The food truck phenom hit a brick wall on Wednesday when police descended on Mid-Wilshire and ticketed food trucks for the teensiest of offenses, even towing one away. "A task force came to let it be known we'd be harassed for any infraction there for a while to come. Officers were very respectful, but made it clear it wasn't worth coming back to the best spot we all have and share. They gave tickets out within ten seconds of people parking. Some tickets were threatened to be $5,000, which no one got, but why risk it," asks Bobby Allen when we ring him up. Allen is the
owner general manager of veteran Green-Truck-on-the-Go and acted as a front-line reporter to Losanjealous via text message while the raid occurred. "Our Wilshire lunch sales are down 30% now that we've had to move somewhere else."

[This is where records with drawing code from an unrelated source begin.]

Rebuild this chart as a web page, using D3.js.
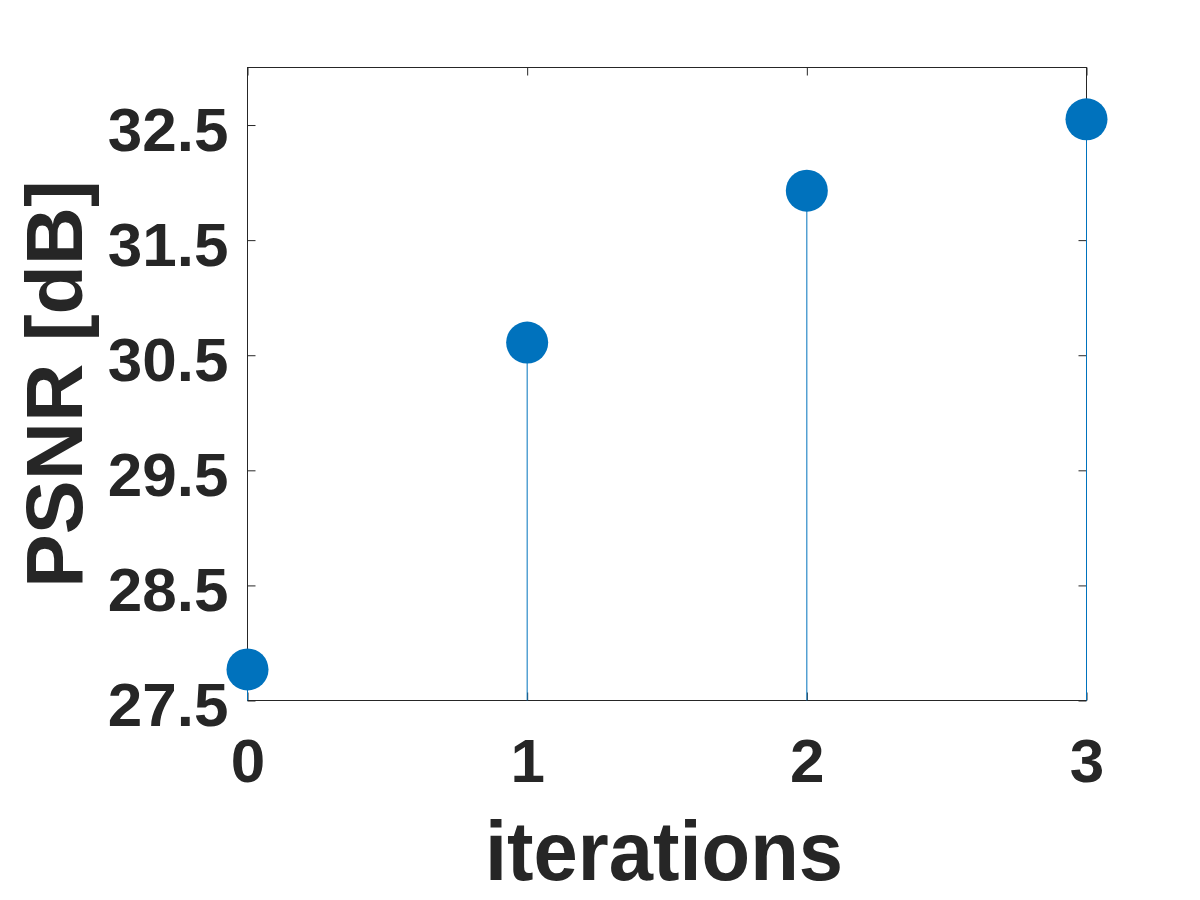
<!DOCTYPE html>
<html>
<head>
<meta charset="utf-8">
<script src="https://cdn.jsdelivr.net/npm/d3@7"></script>
<style>
  html, body { margin: 0; padding: 0; background: #fff; }
  svg { display: block; }
  text { font-family: "Liberation Sans", Arial, Helvetica, sans-serif; font-weight: bold; fill: #262626; }
</style>
</head>
<body>
<script>
// ---- data ----
const iterations = [0, 1, 2, 3];
const psnr = [27.77, 30.61, 31.93, 32.55];
const xTicks = [0, 1, 2, 3];
const yTicks = [27.5, 28.5, 29.5, 30.5, 31.5, 32.5];
const yDomain = [27.5, 33];
const xLabel = "iterations";
const yLabel = "PSNR [dB]";

const W = 1200, H = 900;
const L = 247.5, R = 1086.5, T = 67.5, B = 700.5;
const blue = "#0072BD", ink = "#262626";

const svg = d3.select("body").append("svg").attr("width", W).attr("height", H);

const x = d3.scaleLinear().domain([0, 3]).range([L, R]);
const y = d3.scaleLinear().domain(yDomain).range([B, T]);

// box
svg.append("rect").attr("x", L).attr("y", T).attr("width", R - L).attr("height", B - T)
  .attr("fill", "none").attr("stroke", ink).attr("stroke-width", 1);

const tickLen = 8;
// axes with inward ticks
const gB = svg.append("g").attr("transform", `translate(0,${B})`)
  .call(d3.axisBottom(x).tickValues(xTicks).tickSize(-tickLen).tickFormat(d3.format("d")));
const gT = svg.append("g").attr("transform", `translate(0,${T})`)
  .call(d3.axisTop(x).tickValues(xTicks).tickSize(-tickLen).tickFormat(""));
const gL = svg.append("g").attr("transform", `translate(${L},0)`)
  .call(d3.axisLeft(y).tickValues(yTicks).tickSize(-tickLen).tickPadding(19).tickFormat(d3.format(".1f")));
const gR = svg.append("g").attr("transform", `translate(${R},0)`)
  .call(d3.axisRight(y).tickValues(yTicks).tickSize(-tickLen).tickFormat(""));

[gB, gT, gL, gR].forEach(g => {
  g.select(".domain").remove();
  g.selectAll(".tick line").attr("stroke", ink).attr("stroke-width", 1);
  g.selectAll(".tick text").attr("fill", ink).style("font-size", "62px")
    .style("font-family", '"Liberation Sans", Arial, sans-serif').style("font-weight", "bold");
});
gB.selectAll(".tick text").attr("dy", null).attr("y", 0).attr("transform", "translate(0,81)");
gL.selectAll(".tick text").attr("dy", null).attr("transform", "translate(0,25)");

// stems
svg.append("g").selectAll("line").data(iterations).join("line")
  .attr("x1", d => x(d)).attr("x2", d => x(d))
  .attr("y1", y(yDomain[0])).attr("y2", (d, i) => y(psnr[i]))
  .attr("stroke", blue).attr("stroke-width", 1);

// markers
svg.append("g").selectAll("circle").data(iterations).join("circle")
  .attr("cx", d => x(d)).attr("cy", (d, i) => y(psnr[i]))
  .attr("r", 21).attr("fill", blue);

// axis labels
svg.append("text").attr("x", (L + R) / 2 - 3).attr("y", 880)
  .attr("text-anchor", "middle").style("font-size", "84px")
  .attr("textLength", 358).attr("lengthAdjust", "spacingAndGlyphs")
  .text(xLabel);

svg.append("text").attr("transform", "translate(82,384) rotate(-90)")
  .attr("text-anchor", "middle").style("font-size", "80px")
  .attr("textLength", 408).attr("lengthAdjust", "spacingAndGlyphs")
  .text(yLabel);
</script>
</body>
</html>
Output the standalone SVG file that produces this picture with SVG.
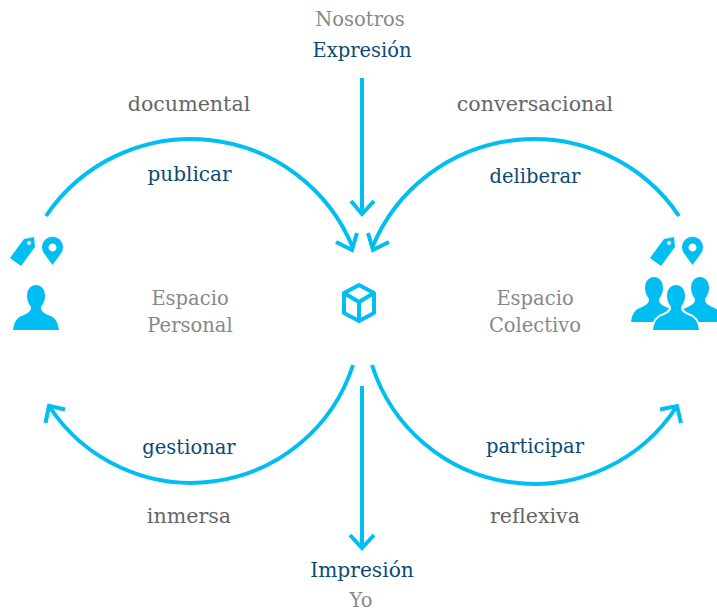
<svg xmlns="http://www.w3.org/2000/svg" xmlns:xlink="http://www.w3.org/1999/xlink" width="717" height="612" viewBox="0 0 717 612">
<style>
text{font-family:"DejaVu Serif",serif;font-size:19.5px;text-anchor:middle}
.d{fill:#0b4a78}.g{fill:#666;font-size:20.6px}.l{fill:#888}
.c{fill:none;stroke:#00bdf2;stroke-width:4}
.i{fill:#00bdf2}
</style>
<defs>
<g id="tagpin"><path class="i" d="M24 239L34 237L35 247L21 266L10 258Z"/><circle cx="29" cy="243" r="2" fill="#fff"/><path class="i" fill-rule="evenodd" d="M52.500 265L44.500 254A10.500 10.500 0 1 1 60.500 254ZM52.500 243.500a4 4 0 1 0 .01 0Z"/></g>
<path id="person" d="M36 285C41 285 45 289 45 296C45 301 43 304 41 307C40.500 311 44 313 48 315C55 317 58 322 59 330H13C14 322 17 317 24 315C28 313 31.500 311 31 307C29 304 27 301 27 296C27 289 31 285 36 285Z"/>
</defs>
<rect width="717" height="612" fill="#fff"/>
<g id="connectors" class="c">
<path d="M46 216A175 175 0 0 1 353 248"/><path d="M336 242L352 250L357 233"/>
<path d="M679 216A175 175 0 0 0 372 248"/><path d="M389 242L373 250L368 233"/>
<path d="M353 365A170 170 0 0 1 49 406"/><path d="M65 409.500L49 406L45.500 423"/>
<path d="M372 365A170 170 0 0 0 677 406"/><path d="M660 409.500L677 406L681 423"/>
<path d="M362 78V214"/><path d="M351 201L362 214L374 201"/>
<path d="M362 386V548"/><path d="M350 535L362 548L374 535"/>
</g>
<g id="top-label"><text class="l" x="360" y="26">Nosotros</text><text class="d" x="362" y="57">Expresión</text></g>
<g id="bottom-label"><text class="d" x="362" y="577" style="font-size:20.200px">Impresión</text><text class="l" x="361" y="607">Yo</text></g>
<g id="documental"><text class="g" x="189" y="111">documental</text><text class="d" x="189.500" y="181" style="font-size:20px">publicar</text></g>
<g id="conversacional"><text class="g" x="535" y="111">conversacional</text><text class="d" x="535" y="183">deliberar</text></g>
<g id="inmersa"><text class="g" x="189" y="523">inmersa</text><text class="d" x="189" y="454">gestionar</text></g>
<g id="reflexiva"><text class="g" x="535" y="523">reflexiva</text><text class="d" x="535" y="453">participar</text></g>
<g id="espacio-personal"><text class="l" x="190" y="305">Espacio</text><text class="l" x="190" y="332">Personal</text></g>
<g id="espacio-colectivo"><text class="l" x="535" y="305">Espacio</text><text class="l" x="535" y="332">Colectivo</text></g>
<g id="cube" fill="none" stroke="#00bdf2" stroke-width="4" stroke-linejoin="round"><path d="M359 285L374 293V313L359 321L344 313V293ZM344 293L359 302L374 293M359 302V321"/></g>
<g id="personal-icons"><use xlink:href="#tagpin"/><use xlink:href="#person" class="i"/></g>
<g id="collective-icons"><use xlink:href="#tagpin" x="640"/><use xlink:href="#person" class="i" x="618" y="-8"/><use xlink:href="#person" class="i" x="664" y="-8"/><use xlink:href="#person" class="i" x="640" stroke="#fff" stroke-width="4" paint-order="stroke"/></g>
</svg>
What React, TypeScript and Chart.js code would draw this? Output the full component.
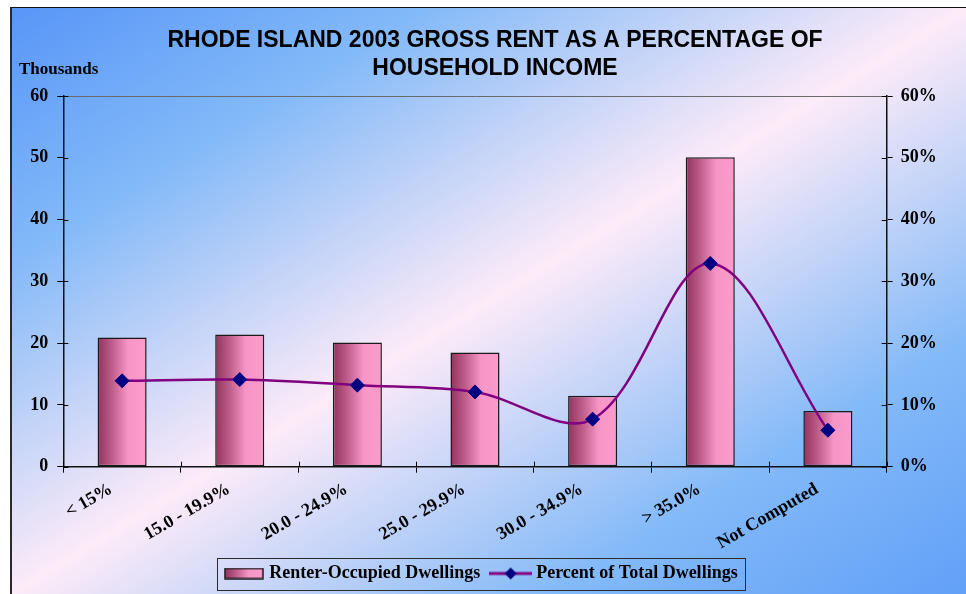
import React, { useEffect, useRef } from 'react';
import { Chart, registerables } from 'chart.js';

Chart.register(...registerables);

// ---- data ----
const categories = ['< 15%', '15.0 - 19.9%', '20.0 - 24.9%', '25.0 - 29.9%', '30.0 - 34.9%', '> 35.0%', 'Not Computed'];
const renterOccupied = [20.9, 21.4, 20.1, 18.5, 11.5, 50.1, 9.0]; // thousands
const percentOfTotal = [13.9, 14.1, 13.2, 12.1, 7.7, 32.9, 5.9]; // percent
const leftAxisMax = 60;
const rightAxisMax = 60;
const axisStep = 10;
const titleLines = ['RHODE ISLAND 2003 GROSS RENT AS A PERCENTAGE OF', 'HOUSEHOLD INCOME'];
const leftAxisTitle = 'Thousands';
const seriesNames = ['Renter-Occupied Dwellings', 'Percent of Total Dwellings'];

const SERIF = '"Liberation Serif", "Times New Roman", Times, serif';
const SANS = '"Liberation Sans", Arial, Helvetica, sans-serif';
const BAR_PCT = 0.417;

function barGradient(ctx: CanvasRenderingContext2D, x0: number, x1: number) {
  const g = ctx.createLinearGradient(x0, 0, x1, 0);
  g.addColorStop(0, '#93325C');
  g.addColorStop(0.3, '#BE5E8B');
  g.addColorStop(0.62, '#F795C6');
  g.addColorStop(1, '#FA9CCC');
  return g;
}

function makeBarSwatch() {
  const c = document.createElement('canvas');
  c.width = 40; c.height = 12;
  const x = c.getContext('2d')!;
  x.fillStyle = barGradient(x, 1, 39);
  x.fillRect(1, 1, 38, 10);
  x.strokeStyle = '#1a1a1a';
  x.lineWidth = 1.5;
  x.strokeRect(1, 1, 38, 10);
  return c;
}

function makeLineSwatch() {
  const c = document.createElement('canvas');
  c.width = 43; c.height = 16;
  const x = c.getContext('2d')!;
  x.strokeStyle = '#800080';
  x.lineWidth = 3;
  x.beginPath();
  x.moveTo(0, 8); x.lineTo(43, 8);
  x.stroke();
  x.fillStyle = '#000080';
  x.beginPath();
  x.moveTo(21.5, 2); x.lineTo(27.5, 8); x.lineTo(21.5, 14); x.lineTo(15.5, 8);
  x.closePath();
  x.fill();
  return c;
}

const decorPlugin = {
  id: 'decor',
  afterDraw(chart: any) {
    const ctx = chart.ctx as CanvasRenderingContext2D;
    const { y, y1, x } = chart.scales;
    ctx.save();
    // title
    ctx.fillStyle = '#000';
    ctx.font = `bold 23px ${SANS}`;
    ctx.textAlign = 'center';
    ctx.textBaseline = 'alphabetic';
    ctx.fillText(titleLines[0], 483, 38.7);
    ctx.fillText(titleLines[1], 483, 66.5);
    // left axis title
    ctx.font = `bold 17px ${SERIF}`;
    ctx.textAlign = 'left';
    ctx.fillText(leftAxisTitle, 7, 66);
    // inner half of crossing tick marks
    ctx.strokeStyle = '#000';
    ctx.lineWidth = 1;
    ctx.beginPath();
    for (const t of y.ticks) {
      const py = Math.round(y.getPixelForValue(t.value)) + 0.5;
      ctx.moveTo(y.right, py); ctx.lineTo(y.right + 5, py);
    }
    for (const t of y1.ticks) {
      const py = Math.round(y1.getPixelForValue(t.value)) + 0.5;
      ctx.moveTo(y1.left - 5, py); ctx.lineTo(y1.left, py);
    }
    const n = categories.length;
    const cw = (x.right - x.left) / n;
    for (let i = 0; i <= n; i++) {
      const px = Math.round(x.left + i * cw) + 0.5;
      ctx.moveTo(px, x.top - 5); ctx.lineTo(px, x.top);
    }
    ctx.stroke();
    // legend border
    const lg = chart.legend;
    if (lg && lg.legendHitBoxes && lg.legendHitBoxes.length) {
      const hb = lg.legendHitBoxes;
      const first = hb[0];
      const last = hb[hb.length - 1];
      const cy = first.top + first.height / 2;
      const left = first.left - 10;
      const right = last.left + last.width + 7.5;
      ctx.strokeStyle = '#2b2b2b';
      ctx.lineWidth = 1;
      ctx.strokeRect(Math.round(left) + 0.5, Math.round(cy - 15.5) + 0.5, Math.round(right - left), 32);
    }
    ctx.restore();
  },
};

export default function App() {
  const ref = useRef<HTMLCanvasElement | null>(null);

  useEffect(() => {
    const canvas = ref.current;
    if (!canvas) return;
    const barSwatch = makeBarSwatch();
    const lineSwatch = makeLineSwatch();
    const tickFont = { family: SERIF, weight: 'bold' as const, size: 18 };

    const chart = new Chart(canvas, {
      type: 'bar',
      data: {
        labels: categories,
        datasets: [
          {
            type: 'line' as const,
            label: seriesNames[1],
            data: percentOfTotal,
            yAxisID: 'y1',
            order: 0,
            borderColor: '#800080',
            borderWidth: 2.5,
            tension: 0.35,
            pointStyle: 'rectRot',
            pointRadius: 7,
            pointBackgroundColor: '#000080',
            pointBorderColor: '#000080',
            pointBorderWidth: 1,
            fill: false,
          } as any,
          {
            type: 'bar' as const,
            label: seriesNames[0],
            data: renterOccupied,
            yAxisID: 'y',
            order: 1,
            barPercentage: BAR_PCT,
            categoryPercentage: 1,
            borderColor: '#1a1a1a',
            borderWidth: 1.5,
            borderSkipped: false,
            backgroundColor: (c: any) => {
              const xs = c.chart.scales && c.chart.scales.x;
              if (!xs || c.dataIndex === undefined) return '#F795C6';
              const cx = xs.getPixelForValue(c.dataIndex);
              const w = ((xs.right - xs.left) / categories.length) * BAR_PCT;
              return barGradient(c.chart.ctx, cx - w / 2, cx + w / 2);
            },
          } as any,
        ],
      },
      options: {
        animation: false,
        responsive: false,
        maintainAspectRatio: false,
        devicePixelRatio: 1,
        layout: { padding: { left: 0, right: 13, top: 88, bottom: 1.5 } },
        plugins: {
          title: { display: false },
          tooltip: { enabled: false },
          legend: {
            display: true,
            position: 'bottom',
            labels: {
              usePointStyle: true,
              pointStyleWidth: 33,
              padding: 14,
              color: '#000',
              font: tickFont,
              generateLabels: () => [
                { text: seriesNames[0], pointStyle: barSwatch as any, fillStyle: 'rgba(0,0,0,0)', strokeStyle: 'rgba(0,0,0,0)', lineWidth: 0, hidden: false, datasetIndex: 1 } as any,
                { text: seriesNames[1], pointStyle: lineSwatch as any, fillStyle: 'rgba(0,0,0,0)', strokeStyle: 'rgba(0,0,0,0)', lineWidth: 0, hidden: false, datasetIndex: 0 } as any,
              ],
            },
          },
        },
        scales: {
          x: {
            offset: true,
            afterFit: (s: any) => { s.height = 83.8; },
            grid: { offset: true, drawOnChartArea: false, color: '#000', tickColor: '#000', tickLength: 6 },
            border: { display: true, color: '#111', width: 1.5 },
            ticks: { autoSkip: false, minRotation: 30, maxRotation: 30, color: '#000', font: tickFont, padding: 6, labelOffset: -11 },
          },
          y: {
            position: 'left',
            min: 0,
            max: leftAxisMax,
            afterFit: (s: any) => { s.width = 51.3; },
            grid: {
              color: (c: any) => (c.tick && c.tick.value === leftAxisMax ? '#6a6a6a' : 'rgba(0,0,0,0)'),
              tickColor: '#000',
              tickLength: 6,
            },
            border: { display: true, color: '#111', width: 1.5 },
            ticks: { stepSize: axisStep, color: '#000', font: tickFont, padding: 9 },
          },
          y1: {
            position: 'right',
            min: 0,
            max: rightAxisMax,
            afterFit: (s: any) => { s.width = 66.3; },
            grid: { drawOnChartArea: false, tickColor: '#000', tickLength: 6 },
            border: { display: true, color: '#111', width: 1.5 },
            ticks: { stepSize: axisStep, color: '#000', font: tickFont, padding: 8, callback: (v: any) => `${v}%` },
          },
        },
      },
      plugins: [decorPlugin],
    });

    return () => chart.destroy();
  }, []);

  return (
    <div
      style={{
        position: 'fixed',
        left: 10,
        top: 7,
        width: 954,
        height: 586,
        borderLeft: '2px solid #2a2a2a',
        borderTop: '1px solid #111',
        background:
          'linear-gradient(to bottom right, #5896F8 0%, #84BAF8 22%, #FDEBF8 50%, #84BAF8 78%, #62A0F8 100%)',
      }}
    >
      <canvas ref={ref} width={954} height={586} style={{ display: 'block', width: 954, height: 586 }} />
    </div>
  );
}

Area restaurants are now at the center of boycott calls amid rumors they have been dropping dimes on what could be perceived as their competition. Allen replies, "I don't encourage a boycott of the restaurants there at all. It's not like they're oil companies or anything. I respect local restaurants completely and now know what it's like to take a hit to your livelihood."
Allen has the positive outlook typical of a guy running a "green" truck replying, "There's enough for everybody out there and we want to all just work together to make things sustainable. Trucks out here, from the newer ones to traditional taco trucks, can do very well in a day and the more of us there are, the better we all do."
This could be the perfect chance for more truck activism and unity, and Bobby is the first to see the bright side. "I've been talking with Alice from Kogi and the other owners. I think this could be positive as our lines of communication open up."
He also has no problems with the laws a mobile food vendor must adhere to. "It's a very good thing to see police enforcing permits, that's another issue entirely. We are always happy to show officers whatever they need. It tells our customers that we've passed certain health standards and are legitimate as a business they can trust."
With lunch service on the wane on Wilshire, we were recently reminded that The Brig on Abbott-Kinney is one of the few establishments allocating parking space for food vendors. It no doubt enjoys the benefits of having so many thirsty customers nearby. Allen agrees that neighboring businesses shouldn't see them as competition but as partners. "We bring so many people to the street. If they had lower prices and fresh, fun food, I know they would be rolling in customers too. Without us there, there's bound to be a lot less foot traffic."